Pourtant, durant les quatorze jours précédents, le communiqué du ministère de la Santé ne mentionnait que 2 cas à Birkelane, 3 à Koungheul et 3 à Kaffrine pour toute la région éponyme.
Or, hormis, mes quatre (4) cousines et neveux contaminés, mes investigations m’ont permis de dénombrer six (6) cas graves sous oxygène dans le seul hôpital – l’ancien – de Kaffrine et des dizaines de cas symptomatiques à qui on a prescrit une ordonnance et une quarantaine à domicile. Ceux-là ne sont pas pris en compte dans les statistiques connues.
Combien sont-ils ces malades miraculeusement guéris ou ces morts dans les villages, qui n’ont accès à aucune prise en charge médicale?
Pourquoi les informations collectées à partir de l’hôpital de Kaffrine, des centres de santé et qui sont remontées au niveau de la Région médicale, ne parviennent pas au niveau central? Beaucoup de professionnels se posent la même question. Ou a-t-on choisi de trier les statistiques véritables à délivrer aux populations? Est-ce une volonté politique de cacher la réalité de la pandémie aux Sénégalais? À quelles fins?
Autant de questions qui interpellent directement le ministre de la Santé et de la Prévention qui doit nous dire toute la vérité et rien que la vérité.
Je n’ai jamais douté des statistiques fournies par les services du ministère de la Santé en dépit des récriminations de certains spécialistes. Aujourd’hui, la réalité que j’ai vécue doit rendre perplexe le plus optimistes d’entre nous.

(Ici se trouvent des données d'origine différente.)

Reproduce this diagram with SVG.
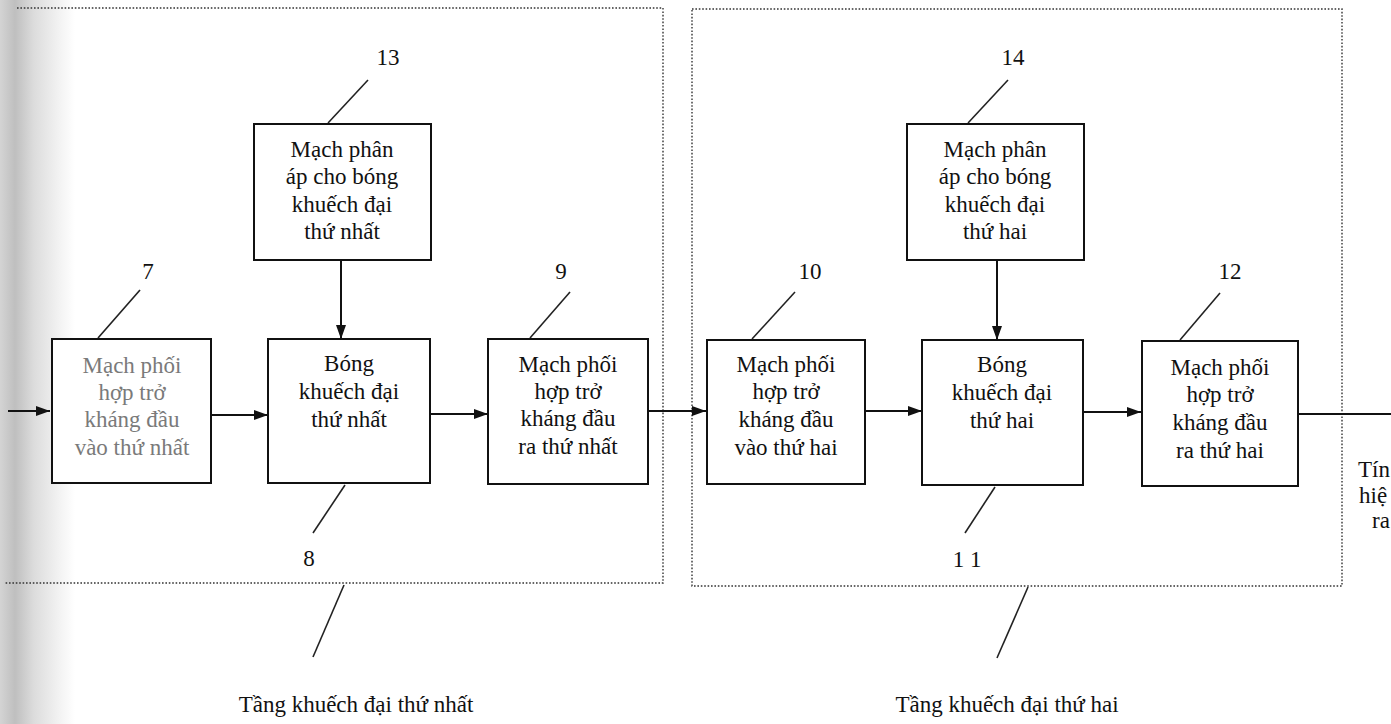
<svg xmlns="http://www.w3.org/2000/svg" width="1391" height="724" viewBox="0 0 1391 724">
<style>
.box{fill:#fff;stroke:#111;stroke-width:2}
.t{font-family:"Liberation Serif","Times New Roman",serif;font-size:23px;fill:#111;text-anchor:middle}
.g{fill:#7a7a7a}
.lead{stroke:#222;stroke-width:1.6;fill:none}
.dot{stroke:#333;stroke-width:1.4;stroke-dasharray:1.6 1.8;fill:none}
.arr{stroke:#111;stroke-width:2;fill:none;marker-end:url(#ah)}
.ln{stroke:#111;stroke-width:2;fill:none}
</style>
<defs>
<marker id="ah" viewBox="0 0 14 10" refX="14" refY="5" markerWidth="14" markerHeight="10" markerUnits="userSpaceOnUse" orient="auto">
<path d="M0,0 L14,5 L0,10 Z" fill="#111"/>
</marker>
<linearGradient id="shade" x1="0" y1="0" x2="1" y2="0">
<stop offset="0" stop-color="#d4d4d4"/>
<stop offset="0.2" stop-color="#bfbfbf"/>
<stop offset="0.45" stop-color="#dcdcdc"/>
<stop offset="0.8" stop-color="#f3f3f3"/>
<stop offset="1" stop-color="#ffffff"/>
</linearGradient>
</defs>
<rect width="1391" height="724" fill="#fff"/>
<rect x="0" y="0" width="75" height="724" fill="url(#shade)"/>

<g id="stage1">
<path class="dot" d="M17,8 H663 V583 H5"/>
</g>
<g id="stage2">
<rect class="dot" x="692" y="9" width="650" height="577"/>
</g>

<g id="connectors">
<line class="arr" x1="8" y1="411" x2="50" y2="411"/>
<line class="arr" x1="211" y1="415" x2="268" y2="415"/>
<line class="arr" x1="430" y1="414" x2="488" y2="414"/>
<line class="arr" x1="648" y1="411" x2="706" y2="411"/>
<line class="arr" x1="865" y1="411" x2="922" y2="411"/>
<line class="arr" x1="1083" y1="412" x2="1141" y2="412"/>
<line class="ln" x1="1298" y1="414" x2="1391" y2="414"/>
<line class="arr" x1="341" y1="260" x2="341" y2="339"/>
<line class="arr" x1="997" y1="260" x2="997" y2="340"/>
</g>

<g id="leaders">
<line class="lead" x1="368" y1="80" x2="328" y2="123"/>
<line class="lead" x1="1008" y1="80" x2="968" y2="123"/>
<line class="lead" x1="140" y1="290" x2="98" y2="338"/>
<line class="lead" x1="570" y1="292" x2="530" y2="338"/>
<line class="lead" x1="795" y1="292" x2="752" y2="339"/>
<line class="lead" x1="1220" y1="293" x2="1180" y2="340"/>
<line class="lead" x1="345" y1="485" x2="313" y2="533"/>
<line class="lead" x1="995" y1="487" x2="965" y2="533"/>
<line class="lead" x1="344" y1="585" x2="313" y2="657"/>
<line class="lead" x1="1028" y1="587" x2="997" y2="658"/>
</g>

<g id="labels">
<text class="t" x="388" y="65">13</text>
<text class="t" x="1013" y="65">14</text>
<text class="t" x="148" y="279">7</text>
<text class="t" x="561" y="279">9</text>
<text class="t" x="810" y="279">10</text>
<text class="t" x="1230" y="279">12</text>
<text class="t" x="309" y="566">8</text>
<text class="t" x="967" y="567">1 1</text>
<text class="t" x="356" y="712">Tầng khuếch đại thứ nhất</text>
<text class="t" x="1007" y="712">Tầng khuếch đại thứ hai</text>
<text class="t" x="1358" y="477" style="text-anchor:start">Tín</text>
<text class="t" x="1359" y="503" style="text-anchor:start">hiệ</text>
<text class="t" x="1372" y="528" style="text-anchor:start">ra</text>
</g>

<g id="n7">
<rect class="box" x="52" y="339" width="159" height="144"/>
<text class="t g" x="132" y="373">Mạch phối</text>
<text class="t g" x="132" y="400">hợp trở</text>
<text class="t g" x="132" y="427">kháng đầu</text>
<text class="t g" x="132" y="455">vào thứ nhất</text>
</g>
<g id="n8">
<rect class="box" x="268" y="339" width="162" height="144"/>
<text class="t" x="349" y="371">Bóng</text>
<text class="t" x="349" y="399">khuếch đại</text>
<text class="t" x="349" y="427">thứ nhất</text>
</g>
<g id="n9">
<rect class="box" x="488" y="339" width="160" height="145"/>
<text class="t" x="568" y="372">Mạch phối</text>
<text class="t" x="568" y="399">hợp trở</text>
<text class="t" x="568" y="426">kháng đầu</text>
<text class="t" x="568" y="454">ra thứ nhất</text>
</g>
<g id="n13">
<rect class="box" x="254" y="124" width="177" height="136"/>
<text class="t" x="342" y="157">Mạch phân</text>
<text class="t" x="342" y="184">áp cho bóng</text>
<text class="t" x="342" y="212">khuếch đại</text>
<text class="t" x="342" y="239">thứ nhất</text>
</g>
<g id="n10">
<rect class="box" x="707" y="340" width="158" height="144"/>
<text class="t" x="786" y="372">Mạch phối</text>
<text class="t" x="786" y="399">hợp trở</text>
<text class="t" x="786" y="427">kháng đầu</text>
<text class="t" x="786" y="455">vào thứ hai</text>
</g>
<g id="n11">
<rect class="box" x="922" y="340" width="161" height="145"/>
<text class="t" x="1002" y="372">Bóng</text>
<text class="t" x="1002" y="400">khuếch đại</text>
<text class="t" x="1002" y="428">thứ hai</text>
</g>
<g id="n12">
<rect class="box" x="1142" y="341" width="156" height="145"/>
<text class="t" x="1220" y="375">Mạch phối</text>
<text class="t" x="1220" y="402">hợp trở</text>
<text class="t" x="1220" y="430">kháng đầu</text>
<text class="t" x="1220" y="458">ra thứ hai</text>
</g>
<g id="n14">
<rect class="box" x="907" y="124" width="177" height="136"/>
<text class="t" x="995" y="157">Mạch phân</text>
<text class="t" x="995" y="184">áp cho bóng</text>
<text class="t" x="995" y="212">khuếch đại</text>
<text class="t" x="995" y="239">thứ hai</text>
</g>
</svg>
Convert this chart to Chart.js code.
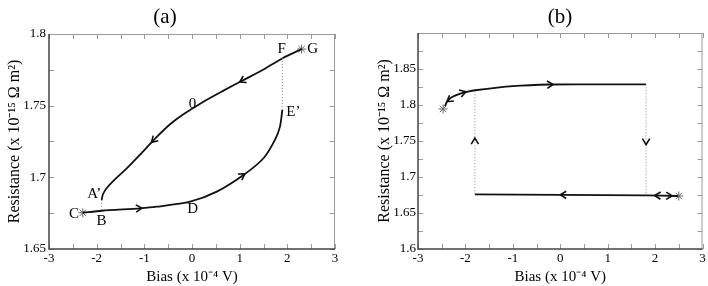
<!DOCTYPE html>
<html>
<head>
<meta charset="utf-8">
<script src="https://cdn.jsdelivr.net/npm/chart.js@4.4.1/dist/chart.umd.min.js"></script>
<style>
  html, body { margin: 0; padding: 0; background: #fff; }
  #wrap { position: relative; width: 708px; height: 286px; }
  canvas { position: absolute; top: 0; }
  #cA { left: 0; }
  #cB { left: 354px; }
</style>
</head>
<body>
<div id="wrap">
  <canvas id="cA" width="354" height="286"></canvas>
  <canvas id="cB" width="354" height="286"></canvas>
</div>
<script>
// ---- panel (a) ----
var upperAX = [2.30, 1.90, 1.50, 1.04, 0.66, 0.24, -0.18, -0.46, -0.78, -1.09, -1.37, -1.65, -1.80, -1.87, -1.895]
var upperAY = [1.7895, 1.7831, 1.7752, 1.7672, 1.7605, 1.7528, 1.7440, 1.7370, 1.7268, 1.7158, 1.7062, 1.6975, 1.6920, 1.6880, 1.6842]
var lowerAX = [-2.29, -1.895, -1.09, -0.74, -0.04, 0.52, 1.08, 1.50, 1.74, 1.846, 1.895]
var lowerAY = [1.6753, 1.6767, 1.6784, 1.6795, 1.6830, 1.6900, 1.7016, 1.7133, 1.7261, 1.7354, 1.7470]
var dotA1X = [-1.895, -1.895], dotA1Y = [1.6842, 1.6767]
var dotA2X = [1.895, 1.895], dotA2Y = [1.7470, 1.7831]
var starAX = [-2.29, 2.30], starAY = [1.6753, 1.7895]
var tickXA = [-3, -2, -1, 0, 1, 2, 3]
var tickYA = [1.65, 1.7, 1.75, 1.8]
// letters on the curves
var labelA = ['F', 'G', '0', 'E’', 'A’', 'B', 'C', 'D']
var labelAX = [1.88, 2.53, 0.01, 2.125, -2.05, -1.90, -2.475, 0.014]
var labelAY = [1.7892, 1.7897, 1.7514, 1.7456, 1.6884, 1.6697, 1.6744, 1.6777]
// arrows: tip x, tip y, back x, back y
var arrowsA = [[1.0, 1.7665, 1.5, 1.7752], [-0.85, 1.7244, -0.46, 1.7370],
               [-1.05, 1.6785, -1.5, 1.6776], [1.11, 1.7024, 0.52, 1.6900]]

// ---- panel (b) ----
var upperBX = [-2.43, -2.39, -2.30, -2.12, -1.95, -1.80, -1.00, -0.20, 0.70, 1.81]
var upperBY = [1.7985, 1.8045, 1.8105, 1.8155, 1.8185, 1.8205, 1.8262, 1.8285, 1.8287, 1.8287]
var lowerBX = [-1.80, 0.03, 1.81, 2.48]
var lowerBY = [1.6760, 1.6752, 1.6745, 1.6736]
var dotB1X = [-1.80, -1.80], dotB1Y = [1.6760, 1.8205]
var dotB2X = [1.81, 1.81], dotB2Y = [1.8287, 1.6745]
var starBX = [-2.47, 2.50], starBY = [1.7945, 1.6736]
var tickXB = [-3, -2, -1, 0, 1, 2, 3]
var tickYB = [1.6, 1.65, 1.7, 1.75, 1.8, 1.85]
var arrowsB = [[-2.39, 1.8046, -2.2, 1.8140], [-1.99, 1.8185, -2.2, 1.8140],
               [-0.15, 1.8285, -1.0, 1.8262], [0.0, 1.6752, 1.0, 1.6748],
               [1.99, 1.6744, 2.2, 1.6740], [2.36, 1.6738, 2.1, 1.6741],
               [-1.80, 1.7540, -1.80, 1.7300], [1.81, 1.7450, 1.81, 1.7700]]

Chart.defaults.font.family = "'Liberation Serif', 'Times New Roman', serif"
Chart.defaults.color = '#000'

function pts(xs, ys) {
  return xs.map(function (x, i) { return { x: x, y: ys[i] } })
}

function steps(a, b, d) { // positions of the small ticks
  var r = []
  for (var i = 0; a + i * d <= b + 1e-9; i++) r.push(+(a + i * d).toFixed(4))
  return r
}

var deco = { // frame, inward ticks, arrows, letters and panel title
  id: 'deco',
  beforeDatasetsDraw: function (chart, args, o) {
    var ctx = chart.ctx, a = chart.chartArea, sx = chart.scales.x, sy = chart.scales.y
    ctx.save()
    ctx.strokeStyle = '#9a9a9a'
    ctx.lineWidth = 1
    ctx.beginPath()
    o.minorX.forEach(function (v) {
      var p = Math.round(sx.getPixelForValue(v)) + 0.5
      ctx.moveTo(p, a.bottom); ctx.lineTo(p, a.bottom - 5)
      ctx.moveTo(p, a.top); ctx.lineTo(p, a.top + 5)
    })
    o.minorY.forEach(function (v) {
      var p = Math.round(sy.getPixelForValue(v)) + 0.5
      ctx.moveTo(a.left, p); ctx.lineTo(a.left + 5, p)
      ctx.moveTo(a.right, p); ctx.lineTo(a.right - 5, p)
    })
    ctx.moveTo(a.left, a.top + 0.5); ctx.lineTo(a.right, a.top + 0.5)
    ctx.moveTo(a.right - 0.5, a.top); ctx.lineTo(a.right - 0.5, a.bottom)
    ctx.stroke()
    ctx.strokeStyle = '#444'
    ctx.lineWidth = 1.5
    ctx.beginPath()
    ctx.moveTo(a.left, a.top); ctx.lineTo(a.left, a.bottom); ctx.lineTo(a.right, a.bottom)
    ctx.stroke()
    ctx.restore()
  },
  afterDatasetsDraw: function (chart, args, o) {
    var ctx = chart.ctx, sx = chart.scales.x, sy = chart.scales.y
    ctx.save()
    ctx.strokeStyle = '#111'
    ctx.lineWidth = 1.6
    ctx.lineJoin = 'miter'
    o.arrows.forEach(function (r) {
      var tx = sx.getPixelForValue(r[0]), ty = sy.getPixelForValue(r[1])
      var bx = sx.getPixelForValue(r[2]), by = sy.getPixelForValue(r[3])
      var ang = Math.atan2(ty - by, tx - bx), L = 7, w = 0.55
      ctx.beginPath()
      ctx.moveTo(tx - L * Math.cos(ang - w), ty - L * Math.sin(ang - w))
      ctx.lineTo(tx, ty)
      ctx.lineTo(tx - L * Math.cos(ang + w), ty - L * Math.sin(ang + w))
      ctx.stroke()
    })
    ctx.fillStyle = '#000'
    ctx.textAlign = 'center'
    ctx.textBaseline = 'middle'
    ctx.font = "15px 'Liberation Serif', serif"
    o.labels.forEach(function (t, i) {
      ctx.fillText(t, sx.getPixelForValue(o.labelX[i]), sy.getPixelForValue(o.labelY[i]))
    })
    ctx.font = "21px 'Liberation Serif', serif"
    ctx.fillText(o.title, o.titleX, 17)
    ctx.restore()
  }
}

function makeChart(id, p) {
  var lineDs = function (xs, ys) {
    return { data: pts(xs, ys), showLine: true, borderColor: '#111', borderWidth: 1.8,
             pointRadius: 0, tension: 0.25, fill: false }
  }
  var dotDs = function (xs, ys) {
    return { data: pts(xs, ys), showLine: true, borderColor: '#8a8a8a', borderWidth: 1,
             borderDash: [1, 2], pointRadius: 0, fill: false }
  }
  return new Chart(document.getElementById(id), {
    type: 'scatter',
    data: {
      datasets: [
        dotDs(p.dot1X, p.dot1Y),
        dotDs(p.dot2X, p.dot2Y),
        lineDs(p.upX, p.upY),
        lineDs(p.loX, p.loY),
        { data: pts(p.starX, p.starY), pointStyle: 'star', pointRadius: 4.5,
          borderColor: '#666', borderWidth: 1, backgroundColor: '#666' }
      ]
    },
    options: {
      responsive: false,
      animation: false,
      devicePixelRatio: 1,
      layout: { padding: p.pad },
      plugins: {
        legend: { display: false },
        tooltip: { enabled: false },
        deco: {
          minorX: steps(-3, 3, 0.5), minorY: steps(p.yMin, p.yMax, 0.025),
          arrows: p.arrows, labels: p.labels || [], labelX: p.labelX || [], labelY: p.labelY || [],
          title: p.title, titleX: p.titleX
        }
      },
      scales: {
        x: {
          type: 'linear', min: -3, max: 3,
          afterBuildTicks: function (s) { s.ticks = p.tickX.map(function (v) { return { value: v } }) },
          afterFit: function (s) { s.height = 37 },
          grid: { display: false, drawTicks: false }, border: { display: false },
          ticks: { font: { size: 13 }, padding: 2, maxRotation: 0, autoSkip: false,
                   callback: function (v) { return String(v) } },
          title: { display: true, text: 'Bias (x 10⁻⁴ V)', font: { size: 15 }, padding: { top: 0, bottom: 0 } }
        },
        y: {
          type: 'linear', min: p.yMin, max: p.yMax,
          afterBuildTicks: function (s) { s.ticks = p.tickY.map(function (v) { return { value: v } }) },
          afterFit: function (s) { s.width = p.yWidth },
          grid: { display: false, drawTicks: false }, border: { display: false },
          ticks: { font: { size: 13 }, padding: p.yPad, autoSkip: false,
                   callback: function (v) { return String(+v.toFixed(2)) } },
          title: { display: true, text: 'Resistance (x 10⁻¹⁵ Ω m²)', font: { size: 16 },
                   padding: { top: p.yTitlePad, bottom: 0 } }
        }
      }
    },
    plugins: [deco]
  })
}

makeChart('cA', {
  upX: upperAX, upY: upperAY, loX: lowerAX, loY: lowerAY,
  dot1X: dotA1X, dot1Y: dotA1Y, dot2X: dotA2X, dot2Y: dotA2Y,
  starX: starAX, starY: starAY, tickX: tickXA, tickY: tickYA,
  yMin: 1.65, yMax: 1.8, arrows: arrowsA,
  labels: labelA, labelX: labelAX, labelY: labelAY,
  title: '(a)', titleX: 165,
  pad: { left: 0, right: 19, top: 34, bottom: 0 }, yWidth: 49, yPad: 3, yTitlePad: 5
})

makeChart('cB', {
  upX: upperBX, upY: upperBY, loX: lowerBX, loY: lowerBY,
  dot1X: dotB1X, dot1Y: dotB1Y, dot2X: dotB2X, dot2Y: dotB2Y,
  starX: starBX, starY: starBY, tickX: tickXB, tickY: tickYB,
  yMin: 1.6, yMax: 1.9, arrows: arrowsB,
  title: '(b)', titleX: 206,
  pad: { left: 0, right: 5, top: 33, bottom: 0 }, yWidth: 64, yPad: 2, yTitlePad: 21
})
</script>
</body>
</html>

Au demeurant, si l’Etat peine à assurer à chaque malade de la Covid-19, les soins adéquats, qu’il donne au moins aux citoyens, toutes les informations pour que ces derniers se prémunissent des risques de contamination.
Mais, c’est surtout la politique différenciée de traitement entre les malades des villes contestataires et ceux du monde rural résignés, qui me choque le plus. Car dans les CTE du reste submergés, toute la prise en charge est gratuite.
Cependant, à Kaffrine et certainement partout ailleurs, les médicaments et le scanner sont facturés aux malades qui, logiquement, auraient dû être positivement discriminés à cause de leur indigence manifeste. Deux poids, deux mesures pour une même balance.
Alors, à quoi servent ces hôpitaux récemment inaugurés à Kédougou, à Kolda et à Kaffrine dans un contexte de Covid-19, s’ils n’ont pas de CTE?
Vu la centralité de sa position géographique, l’hôpital Thierno Birahim Ndao de Kaffrine récemment inauguré, mérite un CTE, si tant est que les équipements qui nous avaiesnt été présentés y sont toujours.
Certes, nous devons continuer à vivre avec le virus. Mais, pour plus d’équité territoriale sanitaire, il faut assurer à chaque Sénégalaise et à chaque Sénégalais, les meilleures conditions de résilience.
Au nom de tous ces compatriotes des zones reculées et inaccessibles, j’en appelle à une gouvernance plus efficiente, transparente et équitable de la Pandémie à Covid-19.
“Le Sénégal de tous, le Sénégal pour tous” si cher au Président Macky Sall, doit se manifester dans les actes quotidiens du gouvernement de la République.
Prompte guérison aux malades et bonne fête de Tamkharit à vous tous.